The RNLI and the Idiot

By | Category: Travel rumblings

Sailing, boating of all sorts, canoeing, surfing and kayaking are popular pastimes. Marinas mushroomed around our coastlines. In a 2006 survey sponsored by Sunsail it was estimated that nearly 3.7 million Britons are regularly involved in watersports for recreation.

Sometimes through no fault of their own, difficulties are encountered and the first call is to the RNLI, the Royal National Lifeboat Institution. The RNLI is run solely on public donations; the government makes no direct contribution. It is manned by volunteers who give freely of their time.

So when some idiot decides to make a hoax call there is just the chance that some tragedy might occur whilst the lifeboat is off on a wild goose chase.

But that wouldn’t happen you might say.

Tell that to the volunteers of the Moelfre, Holyhead and Rhyl lifeboats in North Wales. Some idiot has made three hoax calls in as many days and on one occasion, the Moelfre lifeboat couldn’t return due to high seas leaving that patch of the coastline without a rescue service.
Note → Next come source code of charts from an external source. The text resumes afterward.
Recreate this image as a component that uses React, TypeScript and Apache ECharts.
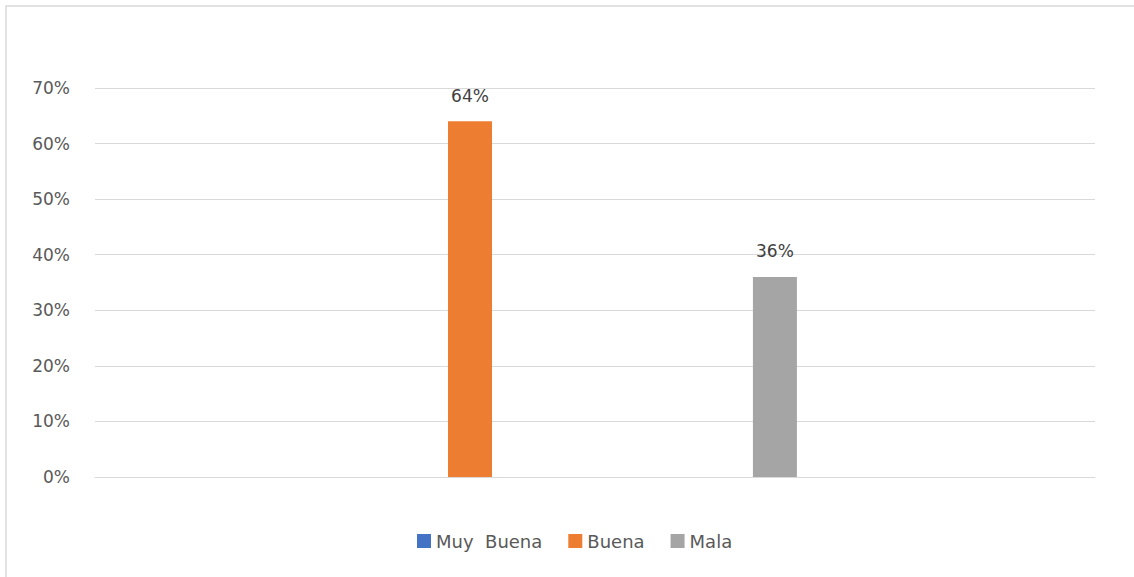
import React, { useEffect, useRef } from "react";
import * as echarts from "echarts";

const categories = [""];
const seriesNames = ["Muy  Buena", "Buena", "Mala"];
const muyBuena = [0];
const buena = [64];
const mala = [36];
const seriesColors = ["#4472C4", "#ED7D31", "#A5A5A5"];
const yTicks = { min: 0, max: 70, interval: 10 };

const FONT = "DejaVu Sans";

export default function App() {
  const ref = useRef<HTMLDivElement>(null);
  useEffect(() => {
    document.body.style.margin = "0";
    const chart = echarts.init(ref.current!, null, { renderer: "svg" });
    const values = [muyBuena, buena, mala];
    const label = {
      show: true,
      position: "top",
      distance: 17,
      color: "#404040",
      fontFamily: FONT,
      fontSize: 17,
      formatter: (p: any) => `${p.value}%`,
    };
    chart.setOption({
      animation: false,
      backgroundColor: "#ffffff",
      graphic: [
        {
          type: "rect",
          shape: { x: 6, y: 6, width: 1200, height: 700 },
          style: { fill: "none", stroke: "#d9d9d9", lineWidth: 1.5 },
          silent: true,
        },
      ],
      legend: {
        bottom: 22,
        left: 412,
        itemWidth: 14,
        itemHeight: 14,
        itemGap: 26,
        icon: "rect",
        textStyle: { color: "#595959", fontFamily: FONT, fontSize: 18 },
        data: seriesNames,
      },
      grid: [
        { left: 95, right: 39, top: 88, bottom: 100 },
        { left: 95, right: 289, top: 88, bottom: 100 },
      ],
      xAxis: [
        {
          type: "category",
          gridIndex: 0,
          data: categories,
          axisLine: { show: true, lineStyle: { color: "#d9d9d9", width: 1 } },
          axisTick: { show: false },
          axisLabel: { show: false },
        },
        {
          type: "category",
          gridIndex: 1,
          data: categories,
          show: false,
        },
      ],
      yAxis: [
        {
          type: "value",
          gridIndex: 0,
          ...yTicks,
          axisLine: { show: false },
          axisTick: { show: false },
          splitLine: { lineStyle: { color: "#d9d9d9", width: 1 } },
          axisLabel: {
            color: "#595959",
            fontFamily: FONT,
            fontSize: 17,
            margin: 25,
            formatter: (v: number) => `${v}%`,
          },
        },
        {
          type: "value",
          gridIndex: 1,
          ...yTicks,
          show: false,
          splitLine: { show: false },
        },
      ],
      series: seriesNames.map((name, i) => ({
        name,
        type: "bar",
        xAxisIndex: 1,
        yAxisIndex: 1,
        data: values[i],
        barWidth: 44,
        barGap: "593%",
        itemStyle: { color: seriesColors[i] },
        label: i === 0 ? { show: false } : label,
      })),
    });
    return () => chart.dispose();
  }, []);
  return <div ref={ref} style={{ width: 1134, height: 577 }} />;
}
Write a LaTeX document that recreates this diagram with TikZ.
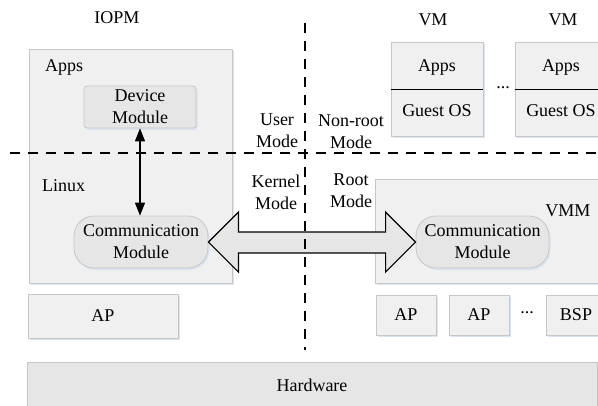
\documentclass[tikz,border=0pt]{standalone}
\usepackage{fontspec}
\setmainfont{Liberation Serif}
\usetikzlibrary{arrows.meta,calc,shadows}
\definecolor{panel}{HTML}{F0F0F0}
\definecolor{panelline}{HTML}{C6C6C6}
\definecolor{module}{HTML}{E6E6E6}
\definecolor{shade}{HTML}{D8E3F0}
\tikzset{
  lbl/.style={font=\fontsize{18}{22}\selectfont, inner sep=0pt, align=center},
  softshadow/.style={drop shadow={shadow xshift=1.5pt, shadow yshift=-2pt, fill=shade, opacity=0.9}},
  panelbox/.style={draw=panelline, fill=panel, line width=0.8pt, softshadow, inner sep=0pt},
  modbox/.style={draw=panelline, fill=module, line width=0.8pt, softshadow, inner sep=0pt, align=center, font=\fontsize{18}{22}\selectfont},
  modeline/.style={line width=1.2pt, dash pattern=on 10pt off 8pt},
  tip/.style={line width=1.2pt, {Triangle[length=13pt,width=10pt]}-{Triangle[length=13pt,width=10pt]}},
  bigarrow/.style={draw=black, fill=module, line width=1.2pt, line join=miter}
}
\begin{document}
\begin{tikzpicture}[x=1pt,y=-1pt]
\useasboundingbox (0,0) rectangle (598,405);
\clip (0,0) rectangle (598,405);
\fill[white] (0,0) rectangle (598,405);

% ---------- IOPM side ----------
\node[lbl] (iopmlbl) at (117,18) {IOPM};
\node[panelbox, minimum width=203pt, minimum height=234pt] (iopm) at (130.5,166) {};
\node[lbl, anchor=west] (apps) at (45,67) {Apps};
\node[lbl, anchor=west] (linux) at (42,186) {Linux};
\node[modbox, rounded corners=3pt, minimum width=112pt, minimum height=42pt] (devmod) at (140,107) {Device\\Module};
\node[modbox, rounded corners=20pt, minimum width=134pt, minimum height=52pt] (commL) at (141,242) {Communication\\Module};
\node[panelbox, minimum width=150pt, minimum height=44pt, lbl] (apL) at (103,316) {AP};

% ---------- VM side ----------
\node[lbl] (vmlbl1) at (433,20) {VM};
\node[lbl] (vmlbl2) at (563,20) {VM};
\node[panelbox, minimum width=92pt, minimum height=94pt] (vm1) at (437,89) {};
\node[panelbox, minimum width=92pt, minimum height=94pt] (vm2) at (561,89) {};
\draw[line width=1pt] (vm1.west) -- (vm1.east);
\draw[line width=1pt] (vm2.west) -- (vm2.east);
\node[lbl] (apps1) at (437,67) {Apps};
\node[lbl] (guest1) at (437,111) {Guest OS};
\node[lbl] (apps2) at (561,67) {Apps};
\node[lbl] (guest2) at (561,111) {Guest OS};
\node[lbl] (vmdots) at (503,88) {...};

\node[panelbox, minimum width=240pt, minimum height=104pt] (vmm) at (495,231) {};
\node[lbl] (vmmlbl) at (568,211) {VMM};
\node[modbox, rounded corners=20pt, minimum width=133pt, minimum height=52pt] (commR) at (482.5,242) {Communication\\Module};

\node[panelbox, minimum width=60pt, minimum height=40pt, lbl] (ap1) at (406,315) {AP};
\node[panelbox, minimum width=60pt, minimum height=40pt, lbl] (ap2) at (479,315) {AP};
\node[lbl] (apdots) at (527,313) {...};
\node[panelbox, minimum width=60pt, minimum height=40pt, lbl] (bsp) at (576,315) {BSP};

% ---------- hardware ----------
\node[draw=panelline, fill=module, line width=0.8pt, inner sep=0pt, minimum width=570pt, minimum height=46pt, lbl] (hw) at (312,385) {Hardware};

% ---------- connectors ----------
\draw[tip] (devmod.south) -- (devmod.south |- commL.north);
\coordinate (L) at (commL.east);
\coordinate (R) at (commR.west);
\draw[bigarrow] (L) -- ++(30,-30) -- ++(0,20) -- ($(R)+(-30,-10)$) -- ++(0,-20)
  -- (R) -- ++(-30,30) -- ++(0,-19) -- ($(L)+(30,11)$) -- ++(0,19) -- cycle;

% ---------- privilege boundaries ----------
\coordinate (hl) at (10,153);
\coordinate (hr) at (598,153);
\coordinate (vt) at (305,23);
\coordinate (vb) at (305,350);
\draw[modeline] (hl) -- (hr);
\draw[modeline] (vt) -- (vb);

\node[lbl] (user) at (277,131) {User\\Mode};
\node[lbl] (kernel) at (276,192) {Kernel\\Mode};
\node[lbl] (nonroot) at (351,132) {Non-root\\Mode};
\node[lbl] (root) at (351,191) {Root\\Mode};
\end{tikzpicture}
\end{document}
This year the RNLI celebrates 200 years of the only full time lifeboat crew, Spurn Point, in Yorkshire. What they don’t want to celebrate is having to deal with idiots who think it amusing to send lifeboats on wasted journeys. So if they catch this person, I trust that the authorities will deal with them severely, not just with a warning. How about months of weekend work cleaning RNLI premises or something that benefits them? That might deter others because, as watersport tourists, we want to know the RNLI is available if we ever need them.